3 keepers and a bunch of shorts later, as soon as the sun rose and hit the water the fishing switched off - which was not like the other spot at all - but that was the key....big spring tide, false dawn.

i later learnt from the Mike Laptew videos that as soon as the sunlight hits the water at a certain angle it sends refracted beams down through the water and many fish literally spook out of the shallows to deeper water - especially on busy beaches.

i had that spot to myself for three years before i told a single soul about it. even now i doubt if more than 4/5 people know about it whilst just 1/2 a mile away as many as 100 or so anglers line up shoulder to shoulder with plugs and jigs to fish.
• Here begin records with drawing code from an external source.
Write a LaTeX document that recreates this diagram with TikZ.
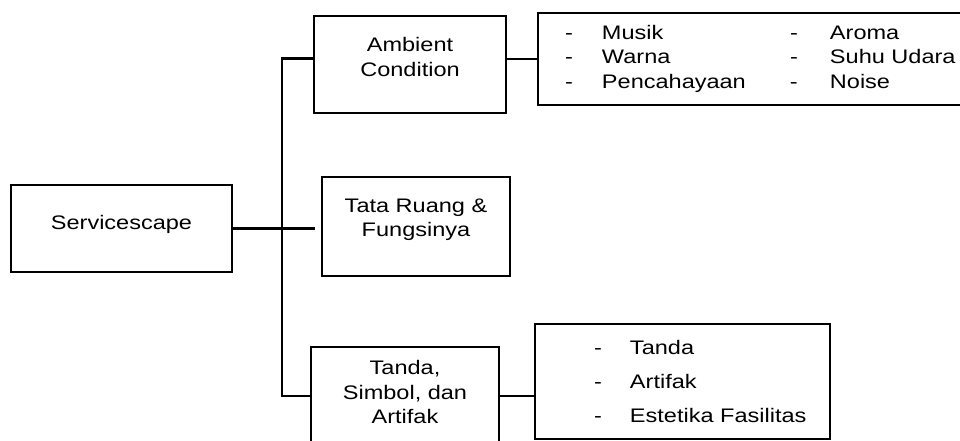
\documentclass[tikz,border=0pt]{standalone}
\usepackage{fontspec}
\setmainfont{Liberation Sans}[FakeStretch=1.2]
\usepackage{tikz}
\usetikzlibrary{positioning}

\begin{document}
\begin{tikzpicture}[x=0.5pt, y=-0.5pt,
  font=\fontsize{9.8}{12.2}\selectfont,
  box/.style={draw, line width=1pt, align=center, inner sep=0pt},
  listbox/.style={draw, line width=1pt, inner sep=0pt},
  link/.style={line width=1.3pt}]
\useasboundingbox (0,0) rectangle (960,440);

\node[box, minimum width=110.5pt, minimum height=43.5pt, text depth=6.3pt]
  (serv) at (121.5,228.5) {Servicescape};
\node[box, minimum width=96pt, minimum height=48.5pt, text depth=7.5pt]
  (amb) at (410,64.5) {Ambient\\Condition};
\node[box, minimum width=94pt, minimum height=49.5pt, text depth=8.8pt]
  (tata) at (416,226.5) {Tata Ruang \&\\Fungsinya};
\node[box, minimum width=94pt, minimum height=49pt, text depth=4pt]
  (tanda) at (405,396) {Tanda,\\Simbol, dan\\Artifak};

\node[listbox, minimum height=46pt, right=15pt of amb, yshift=2.75pt] (amblist)
  {\begin{tabular}{@{\hspace{13.5pt}}p{18.5pt}@{}p{94pt}@{}p{20pt}@{}p{70pt}@{}}
   - & Musik & - & Aroma\\
   - & Warna & - & Suhu Udara\\
   - & Pencahayaan & - & Noise
   \end{tabular}};
\node[listbox, minimum height=57.5pt, right=17pt of tanda, yshift=7.25pt] (tandalist)
  {\renewcommand{\arraystretch}{1.39}%
   \begin{tabular}{@{\hspace{29.5pt}}p{18pt}@{}p{100pt}@{}}
   - & Tanda\\
   - & Artifak\\
   - & Estetika Fasilitas
   \end{tabular}};

\coordinate (spine) at (282,228.5);
\draw[link, shorten >=3pt] (serv.east) -- (serv.east -| tata.west);
\draw[link] ([yshift=3pt]amb.west) -| (spine) |- (tanda.west);
\draw[link] (amb.east |- amblist.west) -- (amblist.west);
\draw[link] (tanda.east) -- (tanda.east -| tandalist.west);
\end{tikzpicture}
\end{document}
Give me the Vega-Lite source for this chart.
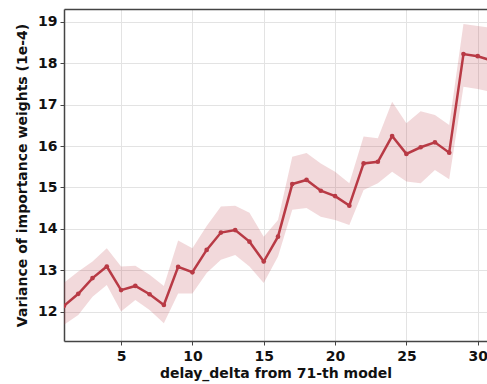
{
  "$schema": "https://vega.github.io/schema/vega-lite/v6.json",
  "width": 423,
  "height": 332,
  "autosize": {"type": "none"},
  "padding": {"left": 64, "top": 9, "right": 0, "bottom": 43},
  "background": "white",
  "config": {
    "view": {"stroke": null},
    "font": "DejaVu Sans",
    "axis": {
      "labelFont": "DejaVu Sans",
      "labelFontWeight": "bold",
      "labelFontSize": 14,
      "labelColor": "#111",
      "titleFont": "DejaVu Sans",
      "titleFontWeight": "bold",
      "titleFontSize": 14,
      "titleColor": "#111",
      "domainColor": "#444",
      "domainWidth": 1.5,
      "tickColor": "#444",
      "tickSize": 4,
      "tickWidth": 1,
      "gridColor": "#e3e3e3",
      "gridWidth": 1
    }
  },
  "data": {
    "values": [
      {"d": 1, "v": 12.14, "lo": 11.68, "hi": 12.70},
      {"d": 2, "v": 12.43, "lo": 11.92, "hi": 12.97},
      {"d": 3, "v": 12.81, "lo": 12.36, "hi": 13.21},
      {"d": 4, "v": 13.09, "lo": 12.64, "hi": 13.53},
      {"d": 5, "v": 12.52, "lo": 12.00, "hi": 13.09},
      {"d": 6, "v": 12.62, "lo": 12.28, "hi": 13.11},
      {"d": 7, "v": 12.42, "lo": 12.04, "hi": 12.89},
      {"d": 8, "v": 12.16, "lo": 11.72, "hi": 12.62},
      {"d": 9, "v": 13.08, "lo": 12.44, "hi": 13.72},
      {"d": 10, "v": 12.95, "lo": 12.44, "hi": 13.53},
      {"d": 11, "v": 13.49, "lo": 12.93, "hi": 14.07},
      {"d": 12, "v": 13.91, "lo": 13.25, "hi": 14.54},
      {"d": 13, "v": 13.97, "lo": 13.37, "hi": 14.56},
      {"d": 14, "v": 13.69, "lo": 13.09, "hi": 14.39},
      {"d": 15, "v": 13.21, "lo": 12.69, "hi": 13.81},
      {"d": 16, "v": 13.81, "lo": 13.33, "hi": 14.21},
      {"d": 17, "v": 15.08, "lo": 14.46, "hi": 15.74},
      {"d": 18, "v": 15.18, "lo": 14.50, "hi": 15.83},
      {"d": 19, "v": 14.92, "lo": 14.29, "hi": 15.58},
      {"d": 20, "v": 14.79, "lo": 14.21, "hi": 15.38},
      {"d": 21, "v": 14.56, "lo": 14.09, "hi": 15.10},
      {"d": 22, "v": 15.58, "lo": 14.94, "hi": 16.23},
      {"d": 23, "v": 15.62, "lo": 15.10, "hi": 16.19},
      {"d": 24, "v": 16.24, "lo": 15.38, "hi": 17.07},
      {"d": 25, "v": 15.81, "lo": 15.14, "hi": 16.55},
      {"d": 26, "v": 15.97, "lo": 15.10, "hi": 16.84},
      {"d": 27, "v": 16.09, "lo": 15.42, "hi": 16.75},
      {"d": 28, "v": 15.84, "lo": 15.20, "hi": 16.51},
      {"d": 29, "v": 18.22, "lo": 17.43, "hi": 18.95},
      {"d": 30, "v": 18.17, "lo": 17.38, "hi": 18.90},
      {"d": 31, "v": 18.06, "lo": 17.30, "hi": 18.85}
    ]
  },
  "layer": [
    {
      "mark": {"type": "area", "color": "#c0404a", "opacity": 0.2, "clip": true},
      "encoding": {
        "x": {
          "field": "d", "type": "quantitative",
          "scale": {"domain": [1, 30.65], "nice": false, "zero": false},
          "axis": {"orient": "top", "labels": false, "ticks": false, "grid": false, "title": null, "domain": true}
        },
        "y": {
          "field": "lo", "type": "quantitative",
          "scale": {"domain": [11.29, 19.31], "nice": false, "zero": false},
          "axis": {"values": [12, 13, 14, 15, 16, 17, 18, 19], "grid": true, "title": "Variance of importance weights (1e-4)", "titlePadding": 8, "labelPadding": 3}
        },
        "y2": {"field": "hi"}
      }
    },
    {
      "mark": {"type": "line", "color": "#b83a45", "strokeWidth": 2.5, "clip": true, "point": {"color": "#b83a45", "size": 22, "filled": true}},
      "encoding": {
        "x": {
          "field": "d", "type": "quantitative",
          "scale": {"domain": [1, 30.65], "nice": false, "zero": false},
          "axis": {"orient": "bottom", "grid": true, "values": [5, 10, 15, 20, 25, 30], "title": "delay_delta from 71-th model", "titlePadding": 3, "labelPadding": 4}
        },
        "y": {"field": "v", "type": "quantitative"}
      }
    }
  ],
  "resolve": {"axis": {"x": "independent"}}
}
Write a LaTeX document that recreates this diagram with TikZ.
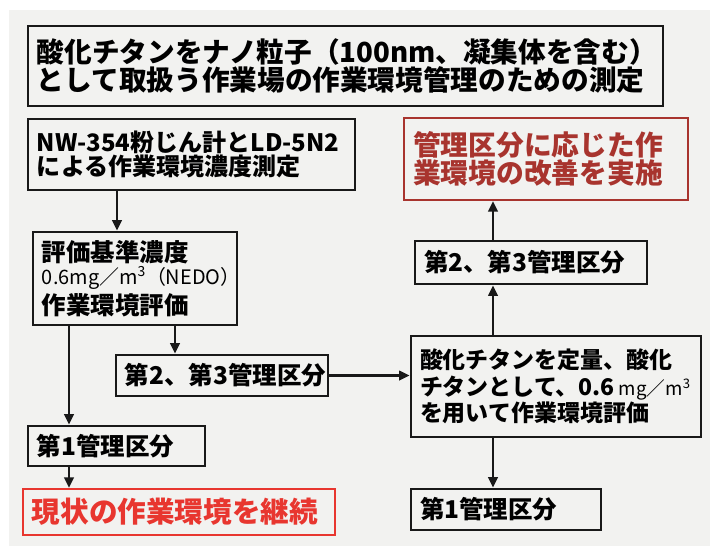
\documentclass[tikz,border=0pt]{standalone}
\usepackage{fontspec}
\setmainfont{Noto Sans CJK JP}
\usetikzlibrary{arrows.meta}
\definecolor{Shu}{HTML}{E8362F}
\definecolor{Enji}{HTML}{A8342E}
\definecolor{Kami}{HTML}{F2F2F0}
\newcommand{\fs}[2]{\fontsize{#1}{#2}\selectfont}
\tikzset{
  waku/.style     = {rectangle, draw=black!90, line width=2.3pt, align=left,
                     inner xsep=0.27cm, inner ysep=0pt, font=\bfseries},
  akawaku/.style  = {waku, draw=Shu, text=Shu, line width=1.8pt},
  enjiwaku/.style = {waku, draw=Enji, text=Enji, line width=1.8pt},
  ya/.style       = {-{Triangle[length=9pt, width=8pt]}, line width=2.1pt, draw=black!90},
}

\begin{document}
\begin{tikzpicture}[x=0.03cm, y=-0.03cm]
  \useasboundingbox (0,0) rectangle (710,546);
  \fill[white] (0,0) rectangle (710,546);
  \fill[Kami] (9,10) rectangle (710,546);
  % --- midashi ---
  \node[waku, text width=18.51cm, minimum height=2.4cm] at (345.5,66) (title)
       {\fs{23.6}{31.6}\bfseries 酸化チタンをナノ粒子（100nm、凝集体を含む）\\として取扱う作業場の作業環境管理のための測定};

  % --- hidari ---
  \node[waku, text width=9.27cm, minimum height=2.13cm] at (191.5,154.5) (meas)
       {\fs{20.5}{28.2}\bfseries NW-354粉じん計とLD-5N2\\による作業環境濃度測定};
  \node[waku, text width=5.58cm, minimum height=2.79cm] at (135,278.5) (eval)
       {\fs{20.9}{21.5}\bfseries 評価基準濃度\\[-2pt]
        {\mdseries\fs{17}{21.5}0.6mg／m\textsuperscript{3}（NEDO）}\\[2.4pt]
        作業環境評価};
  \node[waku, text width=5.82cm, minimum height=1.23cm] at (222,375.5) (kubun23l)
       {\fs{20.9}{24}\bfseries 第2、第3管理区分};
  \node[waku, text width=4.77cm, minimum height=1.2cm] at (116.5,446) (kubun1l)
       {\fs{20.9}{24}\bfseries 第1管理区分};
  \node[akawaku, text width=8.82cm, minimum height=1.38cm] at (179,512) (keizoku)
       {\fs{24.4}{28}\bfseries 現状の作業環境を継続};

  % --- migi ---
  \node[enjiwaku, text width=7.98cm, minimum height=2.46cm] at (546,159) (kaizen)
       {\fs{23.7}{24.8}\bfseries 管理区分に応じた作\\業環境の改善を実施};
  \node[waku, text width=6.42cm, minimum height=1.29cm] at (531,262.5) (kubun23r)
       {\fs{20.9}{24}\bfseries 第2、第3管理区分};
  \node[waku, text width=8.16cm, minimum height=3.03cm] at (556,386.5) (teiryo)
       {\fs{19.6}{23}\bfseries 酸化チタンを定量、酸化\\
        チタンとして、0.6 {\mdseries\fs{16}{23}mg／m\textsuperscript{3}}\\
        を用いて作業環境評価};
  \node[waku, text width=5.16cm, minimum height=1.23cm] at (506,509.5) (kubun1r)
       {\fs{20.9}{24}\bfseries 第1管理区分};

  % --- ya ---
  \coordinate (a0) at ([xshift=-0.54cm]eval.north);
  \coordinate (a1) at ([xshift=-1.98cm]eval.south);
  \coordinate (a2) at ([xshift=1.2cm]eval.south);
  \coordinate (r1) at ([xshift=-1.89cm]teiryo.north);

  \draw[ya] (a0 |- meas.south) -- (a0);
  \draw[ya] (a1) -- (a1 |- kubun1l.north);
  \draw[ya] (a1 |- kubun1l.south) -- (a1 |- keizoku.north);
  \draw[ya] (a2) -- (a2 |- kubun23l.north);
  \draw[ya] (kubun23l.east) -- (kubun23l.east -| teiryo.west);
  \draw[ya] (r1) -- (r1 |- kubun23r.south);
  \draw[ya] (r1 |- kubun23r.north) -- (r1 |- kaizen.south);
  \draw[ya] (r1 |- teiryo.south) -- (r1 |- kubun1r.north);
\end{tikzpicture}
\end{document}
and if even if you don't find fish - its still fun trying huh ?



 
Go to the point at henlopen on the backside is deeper water close. don't wade in cast from the beach, you'll be surprised how close a 40" fish can come in. I sometimes stand back 20-30 feet and cast to the drop along the wash..
 
I'll second sandfly's recommendation of Indian River. I've got into stripers on the fly in the river. I've also seen a school of sharks back in the Riverdale area while kayaking.